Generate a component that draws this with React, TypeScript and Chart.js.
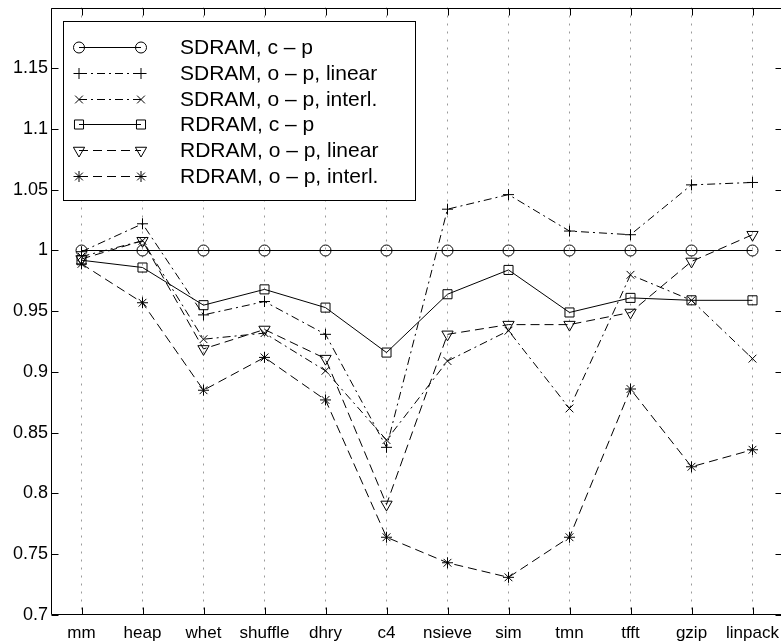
import React, { useEffect, useRef } from 'react';
import { Chart, registerables } from 'chart.js';
import { drawPoint } from 'chart.js/helpers';

Chart.register(...registerables);

const categories = ['mm', 'heap', 'whet', 'shuffle', 'dhry', 'c4', 'nsieve', 'sim', 'tmn', 'tfft', 'gzip', 'linpack'];
const seriesLabels = [
  'SDRAM, c – p',
  'SDRAM, o – p, linear',
  'SDRAM, o – p, interl.',
  'RDRAM, c – p',
  'RDRAM, o – p, linear',
  'RDRAM, o – p, interl.',
];
const sdramCP = [1, 1, 1, 1, 1, 1, 1, 1, 1, 1, 1, 1];
const sdramOPLinear = [0.999, 1.022, 0.947, 0.958, 0.931, 0.838, 1.034, 1.046, 1.016, 1.013, 1.054, 1.056];
const sdramOPInterl = [0.995, 1.008, 0.927, 0.932, 0.901, 0.844, 0.909, 0.934, 0.870, 0.980, 0.959, 0.911];
const rdramCP = [0.992, 0.986, 0.955, 0.968, 0.953, 0.916, 0.964, 0.984, 0.949, 0.961, 0.959, 0.959];
const rdramOPLinear = [0.993, 1.008, 0.919, 0.935, 0.911, 0.791, 0.931, 0.939, 0.939, 0.949, 0.991, 1.013];
const rdramOPInterl = [0.989, 0.957, 0.885, 0.912, 0.877, 0.764, 0.743, 0.731, 0.764, 0.886, 0.822, 0.836];
const yMin = 0.7;
const yMax = 1.2;
const yStep = 0.05;

const seriesValues = [sdramCP, sdramOPLinear, sdramOPInterl, rdramCP, rdramOPLinear, rdramOPInterl];

const FONT = '"Liberation Sans", Arial, Helvetica, sans-serif';
const DASH_DOT = [8, 4, 2, 4];
const DASHED = [9, 5];
const seriesStyles = [
  { pointStyle: 'circle', radius: 5.5, rotation: 0, dash: [] as number[] },
  { pointStyle: 'cross', radius: 5.5, rotation: 0, dash: DASH_DOT },
  { pointStyle: 'crossRot', radius: 5.5, rotation: 0, dash: DASH_DOT },
  { pointStyle: 'rect', radius: 6.4, rotation: 0, dash: [] as number[] },
  { pointStyle: 'triangle', radius: 6.5, rotation: 180, dash: DASHED },
  { pointStyle: 'star', radius: 5.5, rotation: 0, dash: DASHED },
];

const framePlugin = {
  id: 'matlabFrame',
  afterDatasetsDraw(chart: any) {
    const { ctx, chartArea } = chart;
    const xs = chart.scales.x;
    const ys = chart.scales.y;
    const L = Math.round(chartArea.left) + 0.5;
    const R = Math.round(chartArea.right) - 0.5;
    const T = Math.round(chartArea.top) + 0.5;
    const B = Math.round(chartArea.bottom) - 0.5;
    ctx.save();
    ctx.strokeStyle = '#000';
    ctx.lineWidth = 1;
    ctx.setLineDash([]);
    ctx.beginPath();
    ctx.rect(L, T, R - L, B - T);
    ctx.stroke();
    const tl = 7;
    ctx.beginPath();
    categories.forEach((_, i) => {
      const px = Math.round(xs.getPixelForValue(i)) + 0.5;
      ctx.moveTo(px, B);
      ctx.lineTo(px, B - tl);
      ctx.moveTo(px, T);
      ctx.lineTo(px, T + tl);
    });
    ys.ticks.forEach((t: any) => {
      const py = Math.round(ys.getPixelForValue(t.value)) + 0.5;
      ctx.moveTo(L, py);
      ctx.lineTo(L + tl, py);
      ctx.moveTo(R, py);
      ctx.lineTo(R - tl, py);
    });
    ctx.stroke();
    ctx.restore();
  },
  afterDraw(chart: any) {
    const { ctx } = chart;
    ctx.save();
    const bx = 63.5, by = 21.5, bw = 352, bh = 179;
    ctx.fillStyle = '#fff';
    ctx.fillRect(bx, by, bw, bh);
    ctx.strokeStyle = '#000';
    ctx.lineWidth = 1;
    ctx.setLineDash([]);
    ctx.strokeRect(bx, by, bw, bh);
    const x0 = 79, x1 = 141, tx = 180;
    seriesLabels.forEach((label, i) => {
      const st = seriesStyles[i];
      const y = Math.round(47 + i * 25.8) + 0.5;
      ctx.strokeStyle = '#000';
      ctx.lineWidth = 1;
      ctx.setLineDash(st.dash);
      ctx.beginPath();
      ctx.moveTo(x0, y);
      ctx.lineTo(x1, y);
      ctx.stroke();
      ctx.setLineDash([]);
      ctx.fillStyle = 'rgba(0,0,0,0)';
      const opts = { pointStyle: st.pointStyle, rotation: st.rotation, radius: st.radius, borderWidth: 1 };
      drawPoint(ctx, opts as any, x0, y);
      drawPoint(ctx, opts as any, x1, y);
      ctx.fillStyle = '#000';
      ctx.font = `21px ${FONT}`;
      ctx.textAlign = 'left';
      ctx.textBaseline = 'middle';
      ctx.fillText(label, tx, y + 1);
    });
    ctx.restore();
  },
};

export default function App() {
  const ref = useRef<HTMLCanvasElement | null>(null);
  useEffect(() => {
    if (!ref.current) return;
    const datasets = seriesValues.map((vals, i) => {
      const st = seriesStyles[i];
      return {
        label: seriesLabels[i],
        data: vals,
        borderColor: '#000',
        backgroundColor: 'rgba(0,0,0,0)',
        borderWidth: 1,
        borderDash: st.dash,
        pointStyle: st.pointStyle as any,
        pointRadius: st.radius,
        pointRotation: st.rotation,
        pointBorderWidth: 1,
        pointBorderColor: '#000',
        pointBackgroundColor: 'rgba(0,0,0,0)',
        tension: 0,
        fill: false,
      };
    });
    const chart = new Chart(ref.current, {
      type: 'line',
      data: { labels: categories, datasets },
      plugins: [framePlugin],
      options: {
        responsive: false,
        animation: false,
        devicePixelRatio: 1,
        layout: { padding: { left: 0, top: 5, right: 17, bottom: 0 } },
        plugins: { legend: { display: false }, tooltip: { enabled: false } },
        scales: {
          x: {
            type: 'category',
            offset: true,
            grid: {
              display: true,
              offset: false,
              drawTicks: false,
              color: '#9a9a9a',
              lineWidth: 1,
            },
            border: { display: false, dash: [2, 6] },
            ticks: {
              autoSkip: false,
              maxRotation: 0,
              minRotation: 0,
              padding: 8,
              color: '#000',
              font: { family: FONT, size: 17 },
            },
            afterFit(scale: any) {
              scale.height = 28;
              scale.paddingLeft = 0;
              scale.paddingRight = 0;
            },
          } as any,
          y: {
            type: 'linear',
            min: yMin,
            max: yMax,
            grid: { display: false, drawTicks: false },
            border: { display: false },
            ticks: {
              stepSize: yStep,
              padding: 3,
              color: '#000',
              font: { family: FONT, size: 18 },
              callback: (v: any) => {
                const n = Number(v);
                if (Math.abs(n - yMax) < 1e-6) return '';
                return String(parseFloat(n.toFixed(2)));
              },
            },
            afterFit(scale: any) {
              scale.width = 51;
              scale.paddingTop = 0;
              scale.paddingBottom = 0;
            },
          } as any,
        },
      },
    });
    return () => chart.destroy();
  }, []);
  return (
    <div style={{ position: 'fixed', left: 0, top: 0, width: 781, height: 643, overflow: 'hidden', background: '#fff' }}>
      <canvas ref={ref} width={800} height={643} style={{ display: 'block', width: 800, height: 643 }} />
    </div>
  );
}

______

> Stated goal
Emit the lines of the material exactly, from its first line to the line containing "Chart.register(...registerables);", inclusive; leave every picture out.

> Solution to this task
Generate a component that draws this with React, TypeScript and Chart.js.
import React, { useEffect, useRef } from 'react';
import { Chart, registerables } from 'chart.js';
import { drawPoint } from 'chart.js/helpers';

Chart.register(...registerables);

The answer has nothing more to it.